Source material:
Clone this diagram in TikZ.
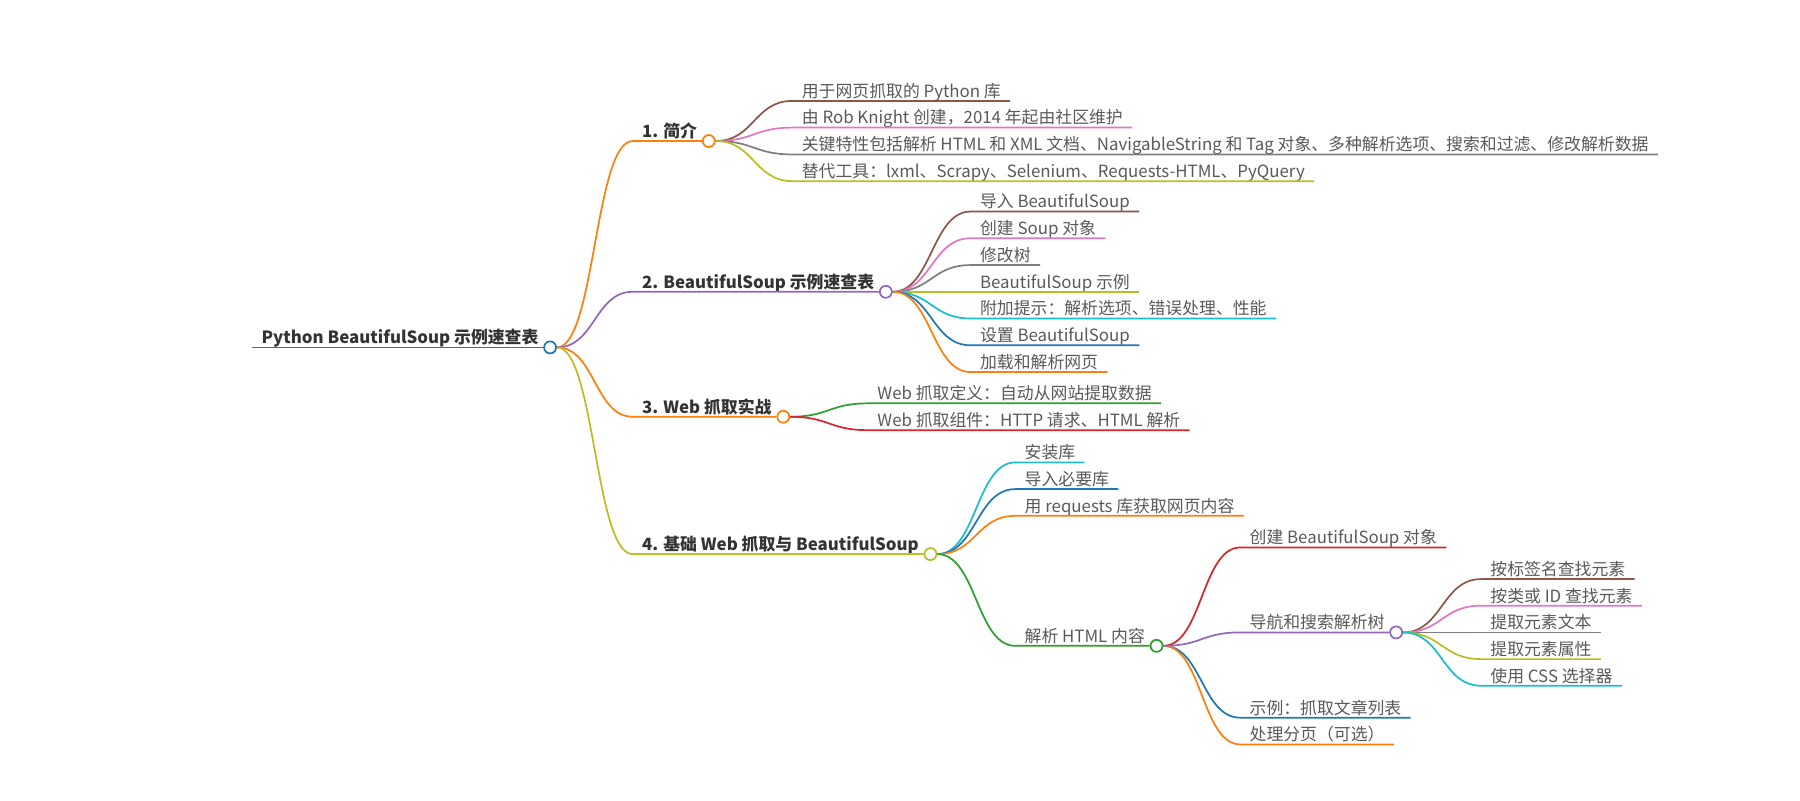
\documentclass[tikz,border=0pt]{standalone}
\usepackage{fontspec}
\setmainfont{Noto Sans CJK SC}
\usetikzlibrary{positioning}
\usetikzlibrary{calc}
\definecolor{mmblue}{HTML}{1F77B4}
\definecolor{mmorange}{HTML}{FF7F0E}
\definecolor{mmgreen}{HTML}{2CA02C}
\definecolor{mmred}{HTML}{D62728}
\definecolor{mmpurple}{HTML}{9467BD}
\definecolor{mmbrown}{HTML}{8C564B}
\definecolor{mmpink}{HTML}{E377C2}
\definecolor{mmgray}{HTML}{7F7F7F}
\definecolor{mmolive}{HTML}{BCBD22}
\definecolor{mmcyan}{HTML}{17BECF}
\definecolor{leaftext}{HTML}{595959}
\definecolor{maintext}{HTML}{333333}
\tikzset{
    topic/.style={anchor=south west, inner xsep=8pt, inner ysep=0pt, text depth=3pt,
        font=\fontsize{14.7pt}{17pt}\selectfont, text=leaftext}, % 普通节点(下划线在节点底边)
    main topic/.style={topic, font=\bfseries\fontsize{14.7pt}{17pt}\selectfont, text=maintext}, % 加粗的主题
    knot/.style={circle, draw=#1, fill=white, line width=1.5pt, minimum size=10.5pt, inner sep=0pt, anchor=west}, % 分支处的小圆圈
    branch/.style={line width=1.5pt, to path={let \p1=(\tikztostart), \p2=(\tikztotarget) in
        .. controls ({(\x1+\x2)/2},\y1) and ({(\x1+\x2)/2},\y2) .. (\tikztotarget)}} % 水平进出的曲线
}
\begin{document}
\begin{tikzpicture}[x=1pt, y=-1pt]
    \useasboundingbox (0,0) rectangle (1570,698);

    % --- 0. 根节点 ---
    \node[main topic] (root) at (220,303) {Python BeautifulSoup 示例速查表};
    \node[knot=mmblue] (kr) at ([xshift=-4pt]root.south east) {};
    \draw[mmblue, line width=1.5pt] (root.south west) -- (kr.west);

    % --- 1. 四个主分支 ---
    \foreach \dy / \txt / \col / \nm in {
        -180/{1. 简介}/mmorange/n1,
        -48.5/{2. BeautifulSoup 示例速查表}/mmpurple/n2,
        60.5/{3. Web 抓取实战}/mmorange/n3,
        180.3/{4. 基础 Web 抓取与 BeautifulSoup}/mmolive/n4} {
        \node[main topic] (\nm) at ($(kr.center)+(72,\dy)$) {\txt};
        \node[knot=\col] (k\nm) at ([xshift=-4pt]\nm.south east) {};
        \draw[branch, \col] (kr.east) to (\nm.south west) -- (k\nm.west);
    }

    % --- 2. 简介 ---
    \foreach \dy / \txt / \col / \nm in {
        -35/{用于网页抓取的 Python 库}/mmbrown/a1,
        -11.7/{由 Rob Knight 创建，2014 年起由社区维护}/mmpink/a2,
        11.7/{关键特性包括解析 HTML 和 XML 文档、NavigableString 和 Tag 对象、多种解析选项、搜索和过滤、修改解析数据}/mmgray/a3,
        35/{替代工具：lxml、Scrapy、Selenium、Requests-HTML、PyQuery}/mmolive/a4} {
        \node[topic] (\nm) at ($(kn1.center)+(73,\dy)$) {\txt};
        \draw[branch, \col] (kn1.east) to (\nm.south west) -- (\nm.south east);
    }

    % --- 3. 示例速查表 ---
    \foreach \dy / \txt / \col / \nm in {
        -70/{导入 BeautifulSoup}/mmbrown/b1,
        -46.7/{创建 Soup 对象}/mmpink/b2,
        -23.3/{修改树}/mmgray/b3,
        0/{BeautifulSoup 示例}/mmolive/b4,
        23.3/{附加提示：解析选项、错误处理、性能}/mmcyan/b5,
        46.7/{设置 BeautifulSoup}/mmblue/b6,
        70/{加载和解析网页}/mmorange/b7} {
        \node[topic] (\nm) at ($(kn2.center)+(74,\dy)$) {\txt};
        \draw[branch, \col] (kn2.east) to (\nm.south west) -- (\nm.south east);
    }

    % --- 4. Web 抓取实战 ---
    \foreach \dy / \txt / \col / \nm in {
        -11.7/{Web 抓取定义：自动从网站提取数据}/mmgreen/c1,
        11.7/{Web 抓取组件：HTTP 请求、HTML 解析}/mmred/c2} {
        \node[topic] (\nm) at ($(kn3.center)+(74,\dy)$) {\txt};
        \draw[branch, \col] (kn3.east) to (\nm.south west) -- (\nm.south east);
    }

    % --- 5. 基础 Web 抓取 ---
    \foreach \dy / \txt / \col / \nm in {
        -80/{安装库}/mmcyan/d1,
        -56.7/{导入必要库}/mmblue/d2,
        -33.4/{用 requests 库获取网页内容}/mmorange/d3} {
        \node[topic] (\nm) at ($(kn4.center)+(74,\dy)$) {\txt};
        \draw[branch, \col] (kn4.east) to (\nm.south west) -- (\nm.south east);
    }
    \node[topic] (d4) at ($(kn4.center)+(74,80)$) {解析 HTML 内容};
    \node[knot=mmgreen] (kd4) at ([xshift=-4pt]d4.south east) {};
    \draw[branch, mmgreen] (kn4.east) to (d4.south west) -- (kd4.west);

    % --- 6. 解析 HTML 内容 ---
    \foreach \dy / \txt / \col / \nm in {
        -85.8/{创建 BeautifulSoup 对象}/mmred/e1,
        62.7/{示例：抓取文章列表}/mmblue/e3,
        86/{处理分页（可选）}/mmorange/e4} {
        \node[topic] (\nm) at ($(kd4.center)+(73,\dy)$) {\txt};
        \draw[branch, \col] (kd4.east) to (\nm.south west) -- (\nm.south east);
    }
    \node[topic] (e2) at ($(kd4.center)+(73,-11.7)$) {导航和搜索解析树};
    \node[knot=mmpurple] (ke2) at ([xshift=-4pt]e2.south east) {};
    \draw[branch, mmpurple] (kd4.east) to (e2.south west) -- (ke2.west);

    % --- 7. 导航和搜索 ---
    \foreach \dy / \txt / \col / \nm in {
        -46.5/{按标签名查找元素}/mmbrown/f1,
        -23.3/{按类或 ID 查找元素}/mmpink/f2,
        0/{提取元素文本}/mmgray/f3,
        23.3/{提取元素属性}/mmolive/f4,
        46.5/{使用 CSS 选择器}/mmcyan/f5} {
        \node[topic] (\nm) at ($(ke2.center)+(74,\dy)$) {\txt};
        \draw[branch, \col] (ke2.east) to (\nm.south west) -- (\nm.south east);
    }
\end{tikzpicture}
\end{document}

Work instructions:
From start to finish, output the listing exactly, but omit its pictures.

Solution for this problem:
Clone this diagram in TikZ.
\documentclass[tikz,border=0pt]{standalone}
\usepackage{fontspec}
\setmainfont{Noto Sans CJK SC}
\usetikzlibrary{positioning}
\usetikzlibrary{calc}
\definecolor{mmblue}{HTML}{1F77B4}
\definecolor{mmorange}{HTML}{FF7F0E}
\definecolor{mmgreen}{HTML}{2CA02C}
\definecolor{mmred}{HTML}{D62728}
\definecolor{mmpurple}{HTML}{9467BD}
\definecolor{mmbrown}{HTML}{8C564B}
\definecolor{mmpink}{HTML}{E377C2}
\definecolor{mmgray}{HTML}{7F7F7F}
\definecolor{mmolive}{HTML}{BCBD22}
\definecolor{mmcyan}{HTML}{17BECF}
\definecolor{leaftext}{HTML}{595959}
\definecolor{maintext}{HTML}{333333}
\tikzset{
    topic/.style={anchor=south west, inner xsep=8pt, inner ysep=0pt, text depth=3pt,
        font=\fontsize{14.7pt}{17pt}\selectfont, text=leaftext}, % 普通节点(下划线在节点底边)
    main topic/.style={topic, font=\bfseries\fontsize{14.7pt}{17pt}\selectfont, text=maintext}, % 加粗的主题
    knot/.style={circle, draw=#1, fill=white, line width=1.5pt, minimum size=10.5pt, inner sep=0pt, anchor=west}, % 分支处的小圆圈
    branch/.style={line width=1.5pt, to path={let \p1=(\tikztostart), \p2=(\tikztotarget) in
        .. controls ({(\x1+\x2)/2},\y1) and ({(\x1+\x2)/2},\y2) .. (\tikztotarget)}} % 水平进出的曲线
}
\begin{document}
\begin{tikzpicture}[x=1pt, y=-1pt]
    \useasboundingbox (0,0) rectangle (1570,698);

    % --- 0. 根节点 ---
    \node[main topic] (root) at (220,303) {Python BeautifulSoup 示例速查表};
    \node[knot=mmblue] (kr) at ([xshift=-4pt]root.south east) {};
    \draw[mmblue, line width=1.5pt] (root.south west) -- (kr.west);

    % --- 1. 四个主分支 ---
    \foreach \dy / \txt / \col / \nm in {
        -180/{1. 简介}/mmorange/n1,
        -48.5/{2. BeautifulSoup 示例速查表}/mmpurple/n2,
        60.5/{3. Web 抓取实战}/mmorange/n3,
        180.3/{4. 基础 Web 抓取与 BeautifulSoup}/mmolive/n4} {
        \node[main topic] (\nm) at ($(kr.center)+(72,\dy)$) {\txt};
        \node[knot=\col] (k\nm) at ([xshift=-4pt]\nm.south east) {};
        \draw[branch, \col] (kr.east) to (\nm.south west) -- (k\nm.west);
    }

    % --- 2. 简介 ---
    \foreach \dy / \txt / \col / \nm in {
        -35/{用于网页抓取的 Python 库}/mmbrown/a1,
        -11.7/{由 Rob Knight 创建，2014 年起由社区维护}/mmpink/a2,
        11.7/{关键特性包括解析 HTML 和 XML 文档、NavigableString 和 Tag 对象、多种解析选项、搜索和过滤、修改解析数据}/mmgray/a3,
        35/{替代工具：lxml、Scrapy、Selenium、Requests-HTML、PyQuery}/mmolive/a4} {
        \node[topic] (\nm) at ($(kn1.center)+(73,\dy)$) {\txt};
        \draw[branch, \col] (kn1.east) to (\nm.south west) -- (\nm.south east);
    }

    % --- 3. 示例速查表 ---
    \foreach \dy / \txt / \col / \nm in {
        -70/{导入 BeautifulSoup}/mmbrown/b1,
        -46.7/{创建 Soup 对象}/mmpink/b2,
        -23.3/{修改树}/mmgray/b3,
        0/{BeautifulSoup 示例}/mmolive/b4,
        23.3/{附加提示：解析选项、错误处理、性能}/mmcyan/b5,
        46.7/{设置 BeautifulSoup}/mmblue/b6,
        70/{加载和解析网页}/mmorange/b7} {
        \node[topic] (\nm) at ($(kn2.center)+(74,\dy)$) {\txt};
        \draw[branch, \col] (kn2.east) to (\nm.south west) -- (\nm.south east);
    }

    % --- 4. Web 抓取实战 ---
    \foreach \dy / \txt / \col / \nm in {
        -11.7/{Web 抓取定义：自动从网站提取数据}/mmgreen/c1,
        11.7/{Web 抓取组件：HTTP 请求、HTML 解析}/mmred/c2} {
        \node[topic] (\nm) at ($(kn3.center)+(74,\dy)$) {\txt};
        \draw[branch, \col] (kn3.east) to (\nm.south west) -- (\nm.south east);
    }

    % --- 5. 基础 Web 抓取 ---
    \foreach \dy / \txt / \col / \nm in {
        -80/{安装库}/mmcyan/d1,
        -56.7/{导入必要库}/mmblue/d2,
        -33.4/{用 requests 库获取网页内容}/mmorange/d3} {
        \node[topic] (\nm) at ($(kn4.center)+(74,\dy)$) {\txt};
        \draw[branch, \col] (kn4.east) to (\nm.south west) -- (\nm.south east);
    }
    \node[topic] (d4) at ($(kn4.center)+(74,80)$) {解析 HTML 内容};
    \node[knot=mmgreen] (kd4) at ([xshift=-4pt]d4.south east) {};
    \draw[branch, mmgreen] (kn4.east) to (d4.south west) -- (kd4.west);

    % --- 6. 解析 HTML 内容 ---
    \foreach \dy / \txt / \col / \nm in {
        -85.8/{创建 BeautifulSoup 对象}/mmred/e1,
        62.7/{示例：抓取文章列表}/mmblue/e3,
        86/{处理分页（可选）}/mmorange/e4} {
        \node[topic] (\nm) at ($(kd4.center)+(73,\dy)$) {\txt};
        \draw[branch, \col] (kd4.east) to (\nm.south west) -- (\nm.south east);
    }
    \node[topic] (e2) at ($(kd4.center)+(73,-11.7)$) {导航和搜索解析树};
    \node[knot=mmpurple] (ke2) at ([xshift=-4pt]e2.south east) {};
    \draw[branch, mmpurple] (kd4.east) to (e2.south west) -- (ke2.west);

    % --- 7. 导航和搜索 ---
    \foreach \dy / \txt / \col / \nm in {
        -46.5/{按标签名查找元素}/mmbrown/f1,
        -23.3/{按类或 ID 查找元素}/mmpink/f2,
        0/{提取元素文本}/mmgray/f3,
        23.3/{提取元素属性}/mmolive/f4,
        46.5/{使用 CSS 选择器}/mmcyan/f5} {
        \node[topic] (\nm) at ($(ke2.center)+(74,\dy)$) {\txt};
        \draw[branch, \col] (ke2.east) to (\nm.south west) -- (\nm.south east);
    }
\end{tikzpicture}
\end{document}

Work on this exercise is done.